The Louisiana State Animal Response Team (LSART) partnered with local Ouachita Parish officials and Louisiana Wildlife and Fisheries to rescue and evacuate a geriatric horse from the rising floodwaters of the Ouachita River on Nov. 9, 2009, in West Monroe, La. Horse owner Tess Cooper had contacted her veterinarian, Dr. Jay Wharford, and asked for his assistance in moving the horse from flooded land near her home to dry ground where he could receive care and food.

Wharford contacted LSART Equine Branch Director, Rebecca McConnico, DVM, PhD, Dipl. ACVIM, of the Equine Health Studies Program (EHSP) at the LSU School of Veterinary Medicine (LSU SVM), for assistance. From there, McConnico and LSART Director Renee Poirrier, DVM, coordinated with parish officials, and a plan was put into place to coordinate the rescue using a pontoon boat provided by the Louisiana Department of Wildlife & Fisheries before the threatening Hurricane Ida hit coastal areas of the Gulf of Mexico (possibly including areas of Louisiana already flooded).

Doc on island
mare milk products

Doc on his impromptu "island," and safe back on dry ground with his owner and vet.

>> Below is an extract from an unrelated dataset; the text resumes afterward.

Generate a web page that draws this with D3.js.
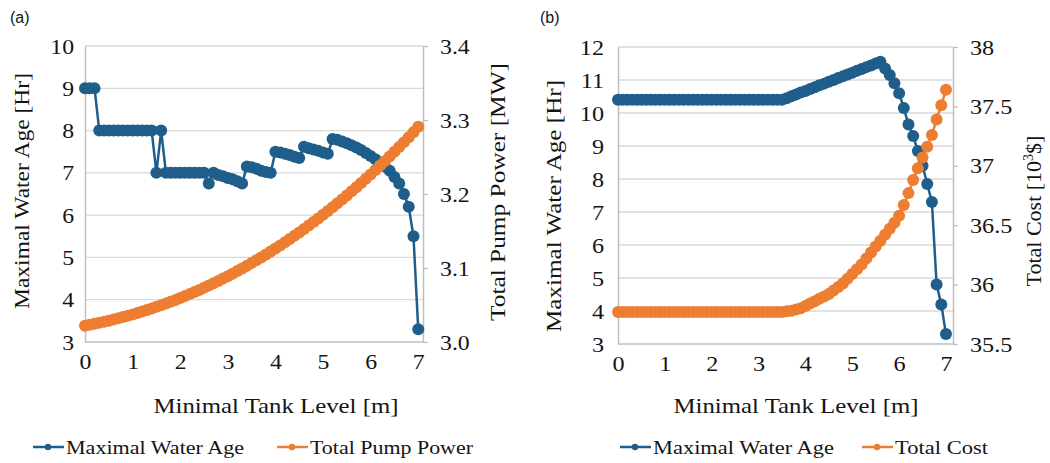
<!DOCTYPE html>
<html><head><meta charset="utf-8">
<script src="https://cdn.jsdelivr.net/npm/d3@7"></script>
<style>
body{margin:0;background:#fff;}
</style></head>
<body><svg id="c" width="1050" height="463" style="font-family:'Liberation Serif',serif"></svg>
<script>
// ---------- DATA ----------
const tankLevel = [0,0.1,0.2,0.3,0.4,0.5,0.6,0.7,0.8,0.9,1,1.1,1.2,1.3,1.4,1.5,1.6,1.7,1.8,1.9,2,2.1,2.2,2.3,2.4,2.5,2.6,2.7,2.8,2.9,3,3.1,3.2,3.3,3.4,3.5,3.6,3.7,3.8,3.9,4,4.1,4.2,4.3,4.4,4.5,4.6,4.7,4.8,4.9,5,5.1,5.2,5.3,5.4,5.5,5.6,5.7,5.8,5.9,6,6.1,6.2,6.3,6.4,6.5,6.6,6.7,6.8,6.9,7];

const waterAgeA = [9,9,9,8,8,8,8,8,8,8,8,8,8,8,8,7,8,7,7,7,7,7,7,7,7,7,6.75,7,6.95,6.92,6.88,6.85,6.8,6.75,7.15,7.13,7.1,7.05,7.02,7,7.5,7.48,7.45,7.42,7.38,7.35,7.62,7.58,7.55,7.52,7.48,7.45,7.8,7.78,7.74,7.7,7.65,7.6,7.54,7.47,7.4,7.32,7.24,7.15,7.05,6.9,6.75,6.5,6.2,5.5,3.3];

const pumpPower = [3.0220,3.0232,3.0245,3.0259,3.0273,3.0288,3.0304,3.0320,3.0337,3.0354,3.0373,3.0392,3.0411,3.0432,3.0453,3.0475,3.0497,3.0520,3.0544,3.0569,3.0594,3.0621,3.0647,3.0675,3.0703,3.0733,3.0762,3.0793,3.0824,3.0857,3.0890,3.0923,3.0958,3.0993,3.1029,3.1066,3.1104,3.1143,3.1182,3.1222,3.1263,3.1305,3.1348,3.1391,3.1436,3.1481,3.1527,3.1574,3.1622,3.1670,3.1720,3.1770,3.1822,3.1874,3.1927,3.1981,3.2036,3.2092,3.2149,3.2206,3.2265,3.2324,3.2385,3.2446,3.2508,3.2572,3.2636,3.2701,3.2767,3.2834,3.2910];

const waterAgeB = [10.4,10.4,10.4,10.4,10.4,10.4,10.4,10.4,10.4,10.4,10.4,10.4,10.4,10.4,10.4,10.4,10.4,10.4,10.4,10.4,10.4,10.4,10.4,10.4,10.4,10.4,10.4,10.4,10.4,10.4,10.4,10.4,10.4,10.4,10.4,10.4,10.45,10.51,10.56,10.62,10.67,10.73,10.78,10.84,10.89,10.95,11.0,11.06,11.11,11.17,11.22,11.28,11.33,11.39,11.44,11.5,11.55,11.35,11.15,10.9,10.6,10.15,9.65,9.3,8.85,8.4,7.85,7.3,4.8,4.2,3.3];

const totalCost = [35.77,35.77,35.77,35.77,35.77,35.77,35.77,35.77,35.77,35.77,35.77,35.77,35.77,35.77,35.77,35.77,35.77,35.77,35.77,35.77,35.77,35.77,35.77,35.77,35.77,35.77,35.77,35.77,35.77,35.77,35.77,35.77,35.77,35.77,35.77,35.77,35.775,35.78,35.79,35.80,35.82,35.84,35.86,35.88,35.90,35.92,35.95,35.98,36.01,36.05,36.09,36.13,36.17,36.22,36.27,36.32,36.37,36.42,36.47,36.52,36.58,36.67,36.77,36.88,36.98,37.07,37.16,37.26,37.39,37.51,37.64];

const xTicks = [0,1,2,3,4,5,6,7];
const leftTicksA = [3,4,5,6,7,8,9,10];
const rightTicksA = [3.0,3.1,3.2,3.3,3.4];
const leftTicksB = [3,4,5,6,7,8,9,10,11,12];
const rightTicksB = [35.5,36,36.5,37,37.5,38];

const BLUE = "#1f5e8a", ORANGE = "#ed7d31", INK = "#141414";
const svg = d3.select("#c");

function fit(sel, len){ sel.attr("textLength", len).attr("lengthAdjust","spacingAndGlyphs"); return sel; }

function panel(o){
  const g = svg.append("g");
  const x = d3.scaleLinear().domain(o.xDom).range([o.L, o.R]);
  const yl = d3.scaleLinear().domain(o.lDom).range([o.B, o.T]);
  const yr = d3.scaleLinear().domain(o.rDom).range([o.B, o.T]);
  g.selectAll(".grid").data(o.lTicks.slice(1)).join("line")
    .attr("x1", o.L).attr("x2", o.R).attr("y1", d=>yl(d)).attr("y2", d=>yl(d))
    .attr("stroke", "#d9d9d9").attr("stroke-width", 1.3);
  const ax = (sel)=>{ sel.attr("font-family",null);
    sel.select(".domain").attr("stroke","#bfbfbf").attr("stroke-width",1.5);
    sel.selectAll(".tick line").attr("stroke","#bfbfbf").attr("stroke-width",1.3);
    sel.selectAll("text").style("font-family","'Liberation Serif',serif").attr("font-size",o.tickFs).attr("fill",INK)
      .each(function(){ const l=this.getComputedTextLength(); d3.select(this).call(fit, l*o.tickStretch); }); };
  g.append("g").attr("transform",`translate(${o.L},0)`)
    .call(d3.axisLeft(yl).tickValues(o.lTicks).tickSize(0).tickPadding(o.lPad).tickFormat(d3.format("d")))
    .call(ax);
  g.append("g").attr("transform",`translate(${o.R},0)`)
    .call(d3.axisRight(yr).tickValues(o.rTicks).tickSizeInner(5).tickSizeOuter(0).tickPadding(12).tickFormat(o.rFmt))
    .call(ax);
  g.append("g").attr("transform",`translate(0,${o.B})`)
    .call(d3.axisBottom(x).tickValues(xTicks).tickSize(0).tickPadding(11).tickFormat(d3.format("d")))
    .call(ax).call(s=>s.select(".domain").attr("d",`M${o.L},0H${o.R}`));
  const series = [{v:o.leftVals, y:yl, c:BLUE},{v:o.rightVals, y:yr, c:ORANGE}];
  series.forEach(s=>{
    const pts = tankLevel.map((t,i)=>[x(t), s.y(s.v[i])]);
    g.append("path").attr("d", d3.line()(pts)).attr("fill","none").attr("stroke",s.c).attr("stroke-width",2.5);
    g.selectAll(null).data(pts).join("circle").attr("cx",d=>d[0]).attr("cy",d=>d[1]).attr("r",6).attr("fill",s.c);
  });
  g.append("text").attr("x",o.labelX).attr("y",23).style("font-family","'Liberation Sans',sans-serif").attr("font-size",16).attr("fill",INK).text(o.label);
  g.append("text").attr("transform",`translate(${o.lTitleX},${o.lTitleY}) rotate(-90)`).attr("text-anchor","middle")
    .attr("font-size",o.titleFs).attr("fill",INK).text("Maximal Water Age [Hr]").call(fit,o.lTitleLen);
  const rt = g.append("text").attr("transform",`translate(${o.rTitleX},${o.rTitleY}) rotate(-90)`).attr("text-anchor","middle")
    .attr("font-size",o.titleFs).attr("fill",INK);
  o.rTitle(rt);
  g.append("text").attr("x",o.xTitleX).attr("y",413).attr("text-anchor","middle").attr("font-size",o.titleFs).attr("fill",INK)
    .text("Minimal Tank Level [m]").call(fit,245);
  o.legend.forEach(l=>{
    g.append("line").attr("x1",l.x).attr("x2",l.x+31).attr("y1",447).attr("y2",447).attr("stroke",l.c).attr("stroke-width",2.5);
    g.append("circle").attr("cx",l.x+15).attr("cy",447).attr("r",3.2).attr("fill",l.c);
    g.append("text").attr("x",l.x+33).attr("y",454).attr("font-size",19).attr("fill",INK).text(l.t).call(fit,l.len);
  });
}

panel({L:85,R:423,T:46,B:342,xDom:[0,7.1],lDom:[3,10],rDom:[3.0,3.4],
  lTicks:leftTicksA,rTicks:rightTicksA,rFmt:d3.format(".1f"),tickFs:22,tickStretch:1.08,lPad:11,titleFs:22,
  leftVals:waterAgeA,rightVals:pumpPower,label:"(a)",labelX:10,
  lTitleX:29,lTitleY:191,lTitleLen:236,rTitleX:505,rTitleY:192,
  rTitle:t=>t.text("Total Pump Power [MW]").call(fit,258),xTitleX:276,
  legend:[{x:33,c:BLUE,t:"Maximal Water Age",len:178},{x:277,c:ORANGE,t:"Total Pump Power",len:163}]});

panel({L:618,R:953,T:47,B:344,xDom:[0,7.15],lDom:[3,12],rDom:[35.5,38],
  lTicks:leftTicksB,rTicks:rightTicksB,rFmt:d3.format("~g"),tickFs:22,tickStretch:1.1,lPad:14,titleFs:22,
  leftVals:waterAgeB,rightVals:totalCost,label:"(b)",labelX:540,
  lTitleX:561,lTitleY:206,lTitleLen:252,rTitleX:1041,rTitleY:211,
  rTitle:t=>{t.append("tspan").text("Total Cost [10");t.append("tspan").attr("dy",-8).attr("font-size",14).text("3");t.append("tspan").attr("dy",8).text("$]");},
  xTitleX:796,
  legend:[{x:620,c:BLUE,t:"Maximal Water Age",len:181},{x:862,c:ORANGE,t:"Total Cost",len:93}]});
</script></body></html>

The LSART team met with Parish Animal Control Officers and Wildlife & Fisheries agents to plan their approach.

McConnico called for the team to boat over to the location where the horse was stranded to further refine the operations plan. They reviewed the situation and performed a thorough physical exam on the horse, a more than 25-year-old Quarter Horse named "Doc." The veterinarians determined Doc was healthy enough to withstand general anesthesia and a boat ride to dry ground. They advised his owner of the possible risks of anesthesia and boat transport, as well as the possibility of halting the mission in the event of human life endangerment.

Doc received an intravenous catheter while the team reviewed how to place the approximately 1,000 pound horse onto the glide (a large animal stretcher) and up onto the boat once he was on the ground under general anesthesia. A veterinarian sedated Doc using intravenous anesthesia, then, with the aid of six glide handlers, the horse was maneuvered onto the glide and secured in place using nylon webbing. Reinforced plywood was positioned to act as a ramp to move the horse onto the pontoon boat, which was about three feet off of the ground/water. Several assistants helped the horse move up onto the boat and within minutes was cruising south on the Ouachita River toward Bayou D'Arbonne.

The veterinary team maintained the horse under general anesthesia and monitored his strong and regular peripheral pulse. Upon arrival at Griffin's Boat Dock at Bayou D'Arbonne, they moved him down the ramp onto a flat grassy surface where he was released from the webbing that keeps the horse secured to the glide. The horse recovered uneventfully and was moved by trailer to a five-acre lot in West Monroe, La.